Roe deer fillet

Combining chocolate with savoury can work amazingly well, especially game and red poultry. Both ingredients have interesting bitters in common. Chocolate makes the dish a bit rounder and adds a touch of sweetness to it. Chocolate is mostly used to flavour the sauce and create a deeper, more intense and round flavour.

Recipe

Created by
  • Felix Alen - Callebaut® Ambassador and owner of Hof te Rhode Belgium

Roe deer fillets

ingredients preparation
  • 2spoon(s)
    NCB-HD706
  • 75g
    crushed pecan nuts
  • 10g
    pink pepper
  • 2piece(s)
    crushed juniper berries
  • 1
    clove
  • 1spoon(s)
    black pepper
  • 50g
    coarse salt

Mix.

  • 500g
    roe deer fillet

Coat the meat with the Mycryo® mixture and set aside in the refrigerator.

Puree

ingredients preparation
  • 400g
    salsify

Blanche in a 'blanc' (salted water with flour, wine vinegar, lemon and spices mixed through it).

  • 75g
    NCB-HD706
  • 10cl
    cream
  • 50g
    butter

Puree the salsify, add the other ingredients and mix.

Apples

ingredients preparation
  • 1spoon(s)
    NCB-HD706
  • 1spoon(s)
    sugar

Mix.

  • 2
    apple(s)
  • 100g
    cranberry compote

Cut into pieces and sprinkle with the Mycryo®mixture. Fry until golden brown.
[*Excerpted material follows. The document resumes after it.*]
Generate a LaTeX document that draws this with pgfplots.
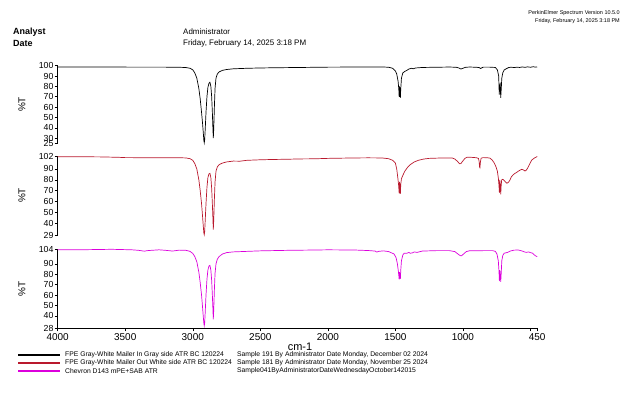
\documentclass[border=0pt]{standalone}
\usepackage{pgfplots}
\pgfplotsset{compat=1.18}
\usepackage{fontspec}
\setmainfont{Liberation Sans}
\definecolor{specred}{RGB}{185,25,45}
\definecolor{specmag}{RGB}{220,0,220}
\pgfplotsset{
  specax/.style={
    scale only axis, width=479.5bp, xmin=450, xmax=4000, x dir=reverse, clip=false,
    axis y line*=left, tick align=outside, major tick length=3bp,
    tick style={black, line width=0.5bp}, axis line style={black, line width=0.6bp, -},
    yticklabel style={font=\fontsize{8.8}{8.8}\selectfont, inner xsep=1bp},
    xticklabel style={font=\fontsize{10}{10}\selectfont, inner ysep=2bp},
    /pgf/number format/assume math mode=true,
    anchor=south west,
  }
}
\begin{document}
\begin{tikzpicture}
\path[use as bounding box] (0bp,0bp) rectangle (632bp,394bp);

% header
\node[anchor=west, inner sep=0, font=\fontsize{9}{9}\selectfont\bfseries] at (13bp,362bp) {Analyst};
\node[anchor=west, inner sep=0, font=\fontsize{9}{9}\selectfont\bfseries] at (13bp,351bp) {Date};
\node[anchor=west, inner sep=0, font=\fontsize{8}{8}\selectfont] at (183bp,362bp) {Administrator};
\node[anchor=west, inner sep=0, font=\fontsize{8}{8}\selectfont] at (183bp,351bp) {Friday, February 14, 2025 3:18 PM};
\node[anchor=east, inner sep=0, font=\fontsize{5.5}{5.5}\selectfont] at (620bp,381bp) {PerkinElmer Spectrum Version 10.5.0};
\node[anchor=east, inner sep=0, font=\fontsize{5.5}{5.5}\selectfont] at (620bp,373bp) {Friday, February 14, 2025 3:18 PM};

% panel 1
\begin{axis}[specax, at={(57.7bp,250.7bp)}, height=77.6bp, ymin=25, ymax=100,
  hide x axis, ytick={25,30,40,50,60,70,80,90,100}]
\addplot[black, line width=0.7bp] coordinates {
(4000,98.8) (3800,98.8) (3600,98.7) (3400,98.6) (3200,98.6) (3100,98.5) (3050,98.2) (3020,97.5)
(3000,96) (2985,93) (2970,88) (2955,78) (2945,68) (2935,55) (2928,45) (2922,35) (2918,28) (2915,25.5)
(2912,28) (2908,38) (2902,55) (2895,70) (2888,79) (2880,83) (2873,84) (2866,80) (2860,70) (2855,55)
(2851,40) (2848,30) (2845,38) (2840,60) (2835,78) (2828,88) (2818,92) (2805,94) (2780,95.5) (2750,96.3)
(2700,97) (2600,97.5) (2500,97.8) (2400,98) (2200,98.3) (2000,98.6) (1800,98.7) (1600,98.8) (1550,98.5)
(1520,97.5) (1500,95) (1490,92) (1480,85) (1475,78) (1472,70) (1469,80) (1466,75) (1463,69) (1460,78)
(1455,88) (1445,93) (1430,94.5) (1415,95.5) (1400,96.8) (1380,97.5) (1368,97) (1350,97.8) (1300,98.3)
(1200,98.5) (1100,98.7) (1050,98.5) (1030,97.8) (1015,96.8) (1000,97.5) (980,98.5) (950,98.7) (900,98.5)
(880,98.2) (870,97.3) (862,97.8) (850,98.6) (800,98.6) (760,98.3) (745,96) (735,90) (731,72) (728,80)
(724,82) (720,69) (716,78) (712,88) (705,93) (695,95.8) (680,97) (660,98.3) (640,98.5) (620,98.2)
(600,98.6) (580,98.3) (560,98.8) (540,98.4) (520,98.9) (500,98.5) (480,99) (460,98.6) (450,98.8)
};
\end{axis}

% panel 2
\begin{axis}[specax, at={(57.7bp,159bp)}, height=79bp, ymin=29, ymax=102,
  hide x axis, ytick={29,40,50,60,70,80,90,102}]
\addplot[specred, line width=0.7bp] coordinates {
(4000,101.3) (3700,101.2) (3550,100.8) (3500,100.5) (3300,100.4) (3100,100.4) (3050,100.2) (3020,99.5)
(3000,98) (2985,95) (2970,90) (2955,80) (2945,70) (2935,58) (2928,47) (2922,37) (2918,31) (2915,29.3)
(2912,32) (2908,42) (2902,58) (2895,73) (2888,82) (2880,85.5) (2873,86) (2866,82) (2860,72) (2855,58)
(2851,45) (2848,34) (2845,42) (2840,62) (2835,78) (2828,88) (2818,92) (2805,94) (2780,95.5) (2750,96.5)
(2700,97.3) (2650,97.2) (2600,98) (2500,98.5) (2400,98.8) (2300,99) (2200,99.3) (2100,99.4) (2000,99.8)
(1900,100) (1800,100.2) (1700,100.3) (1600,100.2) (1550,99.5) (1520,98) (1500,95.5) (1490,90) (1482,82)
(1476,75) (1472,67.5) (1469,78) (1466,72) (1463,67) (1460,76) (1455,81) (1445,84) (1430,88) (1410,91.5)
(1390,94) (1360,96.5) (1330,98) (1290,99.2) (1250,99.8) (1150,100.2) (1080,100.2) (1060,99.2) (1040,97)
(1025,94.8) (1015,95) (1000,97.5) (985,99.8) (970,100.8) (950,100.9) (920,100.6) (900,100.4) (885,99.8)
(880,97) (877,92) (874,91.2) (870,97) (865,100) (850,100.5) (820,100.4) (800,100) (785,98.5) (770,96)
(755,92) (745,88) (738,82) (733,75) (730,68) (727,80) (724,76) (720,66.5) (717,74) (713,80) (705,80.5)
(695,79.5) (685,78) (675,76.8) (665,77.5) (655,79) (640,83) (625,85) (614,86) (600,87) (590,88)
(575,89) (564,89.7) (550,89) (540,88.1) (530,89) (520,91) (510,93.5) (500,96) (490,98.3) (470,100.2)
(460,100.8) (450,101.5)
};
\end{axis}

% panel 3
\begin{axis}[specax, at={(57.7bp,65.7bp)}, height=79bp, ymin=28, ymax=104,
  axis x line*=bottom, ytick={28,40,50,60,70,80,90,104},
  xtick={4000,3500,3000,2500,2000,1500,1000,500,450},
  xticklabels={4000,3500,3000,2500,2000,1500,1000,,450}]
\addplot[specmag, line width=0.7bp] coordinates {
(4000,103.5) (3800,103.6) (3600,104) (3450,103.5) (3400,103) (3360,102.2) (3330,102.8) (3250,103.5)
(3200,103) (3150,102.3) (3100,103.2) (3050,103) (3020,102) (3000,100) (2985,97) (2970,92) (2955,82)
(2945,72) (2935,60) (2928,49) (2922,39) (2918,33) (2915,30.5) (2912,33) (2908,43) (2902,60) (2895,75)
(2888,84) (2880,88) (2873,88.5) (2866,84) (2860,74) (2855,60) (2851,47) (2848,36.5) (2845,45) (2840,65)
(2835,81) (2828,90) (2818,94.5) (2805,97) (2780,99.5) (2750,100.8) (2700,101.5) (2600,102) (2500,102.5)
(2300,103) (2100,103.3) (2000,103.5) (1800,103.3) (1700,102.8) (1650,102.3) (1638,101.3) (1625,102)
(1589,102.5) (1550,101.8) (1510,99.5) (1495,96) (1485,90) (1478,83) (1474,78) (1472,75) (1469,82)
(1466,79) (1463,75.5) (1460,84) (1455,93) (1445,98.5) (1435,100.2) (1415,100.2) (1400,101) (1390,100.2)
(1375,100.5) (1360,101.5) (1340,101) (1300,102.3) (1200,102.7) (1100,102.7) (1060,101.8) (1040,99.8)
(1020,97.9) (1010,97.8) (995,99.5) (975,101.8) (950,102.6) (850,102.7) (780,102.7) (760,102) (748,99.5)
(738,93) (733,83) (730,73.5) (727,84) (724,80) (720,72.8) (716,82) (712,93) (705,98) (695,100.2)
(670,101) (650,102.3) (620,103.2) (590,103.3) (565,102.5) (545,101.5) (530,101) (515,101.5) (500,100.8)
(485,100.3) (470,98.5) (460,97.5) (450,97)
};
\end{axis}

% y labels
\node[rotate=90, font=\fontsize{10}{10}\selectfont] at (22bp,289.5bp) {\%T};
\node[rotate=90, font=\fontsize{10}{10}\selectfont] at (22bp,198.5bp) {\%T};
\node[rotate=90, font=\fontsize{10}{10}\selectfont] at (22bp,105.2bp) {\%T};
% x label
\node[inner sep=0, font=\fontsize{11}{11}\selectfont] at (300bp,47.5bp) {cm-1};

% legend
\draw[black, line width=1.4bp] (18bp,39bp) -- (60bp,39bp);
\draw[specred, line width=1.4bp] (18bp,31bp) -- (60bp,31bp);
\draw[specmag, line width=1.4bp] (18bp,23bp) -- (60bp,23bp);
\node[anchor=west, inner sep=0, font=\fontsize{6.8}{6.8}\selectfont] at (65bp,39bp) {FPE Gray-White Mailer In Gray side ATR BC 120224};
\node[anchor=west, inner sep=0, font=\fontsize{6.8}{6.8}\selectfont] at (65bp,31bp) {FPE Gray-White Mailer Out White side ATR BC 120224};
\node[anchor=west, inner sep=0, font=\fontsize{6.8}{6.8}\selectfont] at (65bp,23bp) {Chevron D143 mPE+SAB ATR};
\node[anchor=west, inner sep=0, font=\fontsize{6.8}{6.8}\selectfont] at (237bp,39bp) {Sample 191 By Administrator Date Monday, December 02 2024};
\node[anchor=west, inner sep=0, font=\fontsize{6.8}{6.8}\selectfont] at (237bp,31bp) {Sample 181 By Administrator Date Monday, November 25 2024};
\node[anchor=west, inner sep=0, font=\fontsize{6.8}{6.8}\selectfont] at (237bp,23bp) {Sample041ByAdministratorDateWednesdayOctober142015};
\end{tikzpicture}
\end{document}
Decorate on the plate with cranberry compote.

Sauce

ingredients preparation
  • 500g
    butcher's scraps of game and bones
  • 500g
    mirepoix vegetables
  • 2spoon(s)
    NCB-HD706
  • 1/2l
    game stock
  • 10cl
    red wine
  • 10cl
    elderberry syrup
  • 5cl
    white wine vinegar

Fry the mirepoix and game scraps with the Mycryo®. Pour on the rest of the ingredients and boil down to half.

  • 1spoon(s)
    instant roux
  • 50g
    butter

Strain and bind with the roux. Finish with some ground pepper and a nub of butter.